Le 26 janvier 1751, Deville, ingénieur du roi est proposé pour remplacer l’abbé [Trocu de] Faraman* ; il est élu le 9 mars 1751 et reçu le 22 juin 1751. Les 18 et 25 avril 1752, il lit un mémoire sur les jeux olympiques. Le 15 avril 1755, il annonce son projet de traduire de l’anglais l’ouvrage de Thomas Birch consacré aux vies des personnages illustres de la Grande-Bretagne. Le 8 mai 1760, on annonce que Deville est nommé membre associé de l’académie d’Angers. Lorsqu’il meurt le 20 décembre 1770, son ami Sozzi* qui était présent à son mariage demande à prononcer son éloge, ce qui est refusé au motif du respect des usages établis à l’académie. C’est La Tourrette*, secrétaire perpétuel qui prononce cet éloge lors de l’assemblée publique du 3 décembre 1771.

Bibliographie

Bollioud. – Dumas. – La Tourrette : Éloge de Nicolas François Deville, Ac.Ms124 f°202. – Audin et Vial. – M. Jacquet, DBF.

Manuscrits

Mémoire sur le charbon de terre, 24 novembre1739, Ac.Ms214 f°112-117. – Mémoire sur la maladie des bestiaux appelée charbon, Ac.Ms224 f°23-32. – Discours de réception à l’Académie des Beaux-Arts, 29 juillet 1739, Ac.Ms263 f°88-91. – Discours en tant que directeur à l’Académie des Beaux-Arts, 3 janvier 1753, Ac.Ms263 f°57 et Ac.Ms264 f°139. – Compte rendu de l’Assemblée publique de la Société Royale en date du 11 mai 1753, Ac.Ms267-II f°185 et Ac.Ms267-II f°196. – Compte rendu de l’Assemblée publique de la Société Royale en date du 7 décembre 1753, Ac.Ms267-II f°211.

Publications

« Duclos : Acajou et Zirphile, traduit en italien par Nicolas François Deville », Lyon, 1744 (selon Bollioud et Dumas). – « Éloge de Louis Bordes », lettre datée du 18 décembre 1747, Mercure de France, mars 1748, p. 91-92.

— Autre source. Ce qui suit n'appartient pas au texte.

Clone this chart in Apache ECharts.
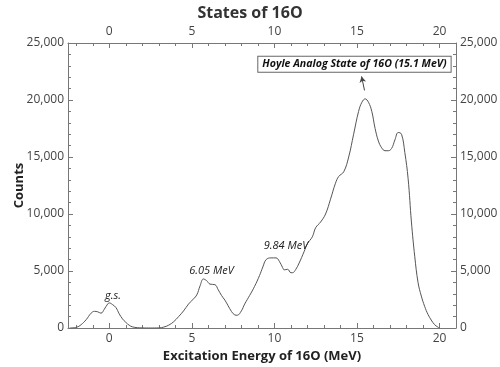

Société des conférences de l’Académie des Beaux-Arts. Société Royale

Le 1er juillet 1739, Deville est proposé dans la section de physique de l’Académie des Beaux-Arts. Il est élu le 15 juillet et fait son remerciement le 29 juillet. Le 7 septembre 1740, il montre la carte qu’il a établie de la route de Lyon à Paris jusqu’aux confins du Bourbonnais. Le 24 novembre 1740, il lit un mémoire sur les poêles et sur l’usage comparé comme combustible du bois et du charbon de terre, mémoire repris lors de la séance publique du 11 avril 1742. Il est choisi avec Grollier de Servières*, Borde* et Delorme*, comme commissaire pour évaluer le moulin à vent construit par le sieur Dubost près de sa maison de la Part-Dieu, quartier de la Guillotière (rapport favorable le 14 mars 1742). Le 28 novembre 1742, il est désigné avec Béraud*, Cayer*, Borde*, Delorme* et Christin* pour tracer la méridienne de l’Hôtel de ville de Lyon. Le 3 juillet 1743, il donne des explications sur les deux roues flottantes pour moulins inventées par feu M. Bourgeois de Lyon. Le 31 juillet 1748 Deville, qui s’est donné les soins d’obtenir à Paris les lettres patentes de la Société, en rapporte l’exemplaire original. Le 11 mars 1750, il présente un mémoire pour accompagner le plan du chemin de Lyon à la Bresse évitant la Croix-Rousse. Le 16 décembre 1750, il fait avec de Ruolz un nouveau projet de lettres patentes, celles de 1748 n’ayant pu être enregistrées et entreprend diverses démarches auprès du duc de Villeroy*. Le 7 juin 1752, il présente le dessin d’une pyramide à installer sur le pont de Tarare. Le 20 décembre 1752, il est nommé directeur pour l’année 1753. Le 7 juillet 1753, il donne « un beau scrutin [sic] formé en urne antique peinte en marbre pour servir à recueillir les voix dans les délibérations ». Lors de l’assemblée publique du 7 décembre 1753, il consacre son discours aux « secours mutuels que se doivent les sciences et les arts ». Le 1er mars 1754, il passe de la classe de mathématique à celle de physique. Le 6 juin 1755, il traite de « la maladie des bestiaux appelée charbon et des moyens de guérison » et le 20 juin, « du cas d’un homme qui rendit un serpent de 11 pieds de long ».